Dizem os críticos às alterações anunciadas que o risco de que os Óscares se transformem numa espécie de MTV Movie & TV Awards não é de menosprezar – até porque, juntamente com a criação desta nova categoria, foi anunciado o fim da transmissão da cerimónia na íntegra, com a entrega dos Óscares que premeiam as categorias técnicas a ficar de fora. Isto depois de este ano, na edição que teve o popular “A Forma da Água”, de Guillermo del Toro como grande vencedor, a cerimónia ter tido apenas 26,5 milhões de espectadores – um recorde para os últimos anos, mas ainda assim numa fasquia muito inferior aos registados em 1998 ou 2003, os anos de “Titanic” (57 milhões de espectadores) e de “O Senhor dos Anéis: O Regresso do Rei” (43 milhões).

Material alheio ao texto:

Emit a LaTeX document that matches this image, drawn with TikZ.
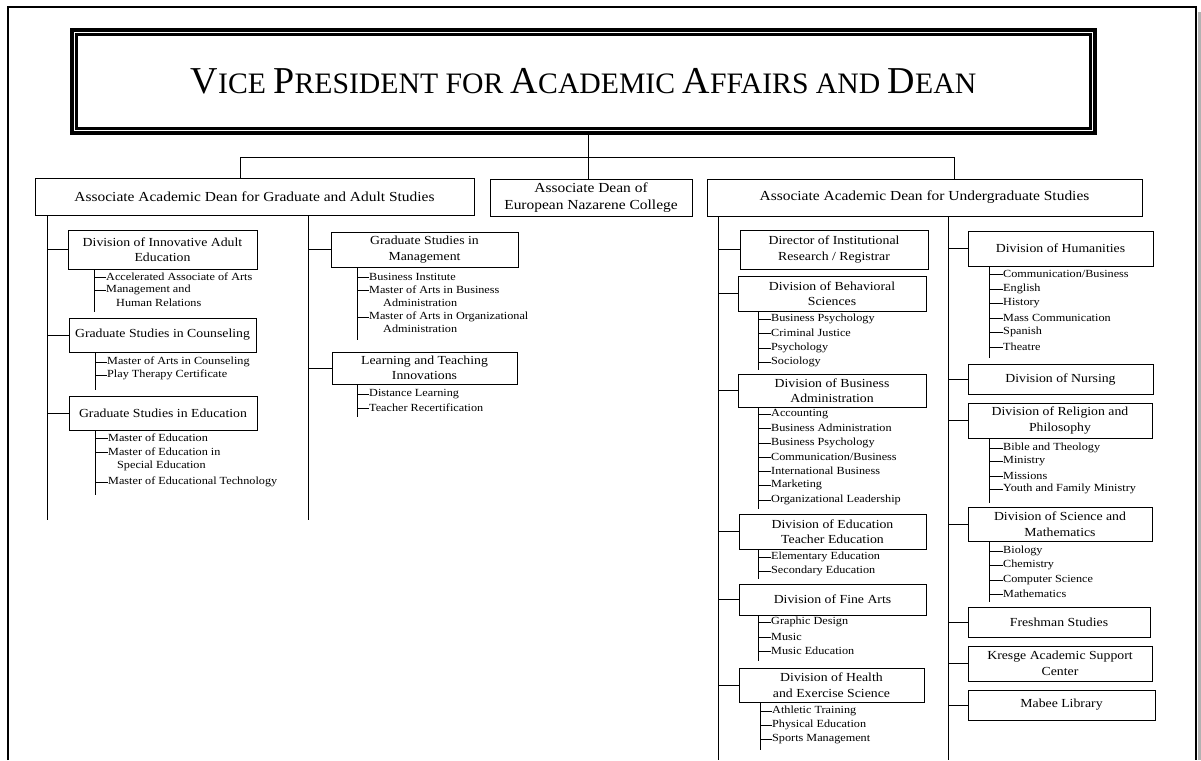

Com as redes sociais tomadas pelo assunto Óscares a meio ano da cerimónia de entrega dos Óscares de 2019, veio o argumentista Larry Karaszewski, recentemente eleito vice-presidente da Academia, justificar: “Não estamos a falar de honrar filmes que não merecem… Acho que a ideia é ter um prémio que melhore os blockbusters.” Mas sobra ainda a alguns a esperança de que a Academia volte atrás na decisão, como um consultor para os Óscares não identificado ouvido pela Variety: “Ainda há tempo para voltar atrás nisto. Eles ainda podem dizer ‘ouvimos-vos, percebemos, não vamos fazê-lo este ano’. E estaria tudo desfeito. Seria a atitude mais adulta a tomar.”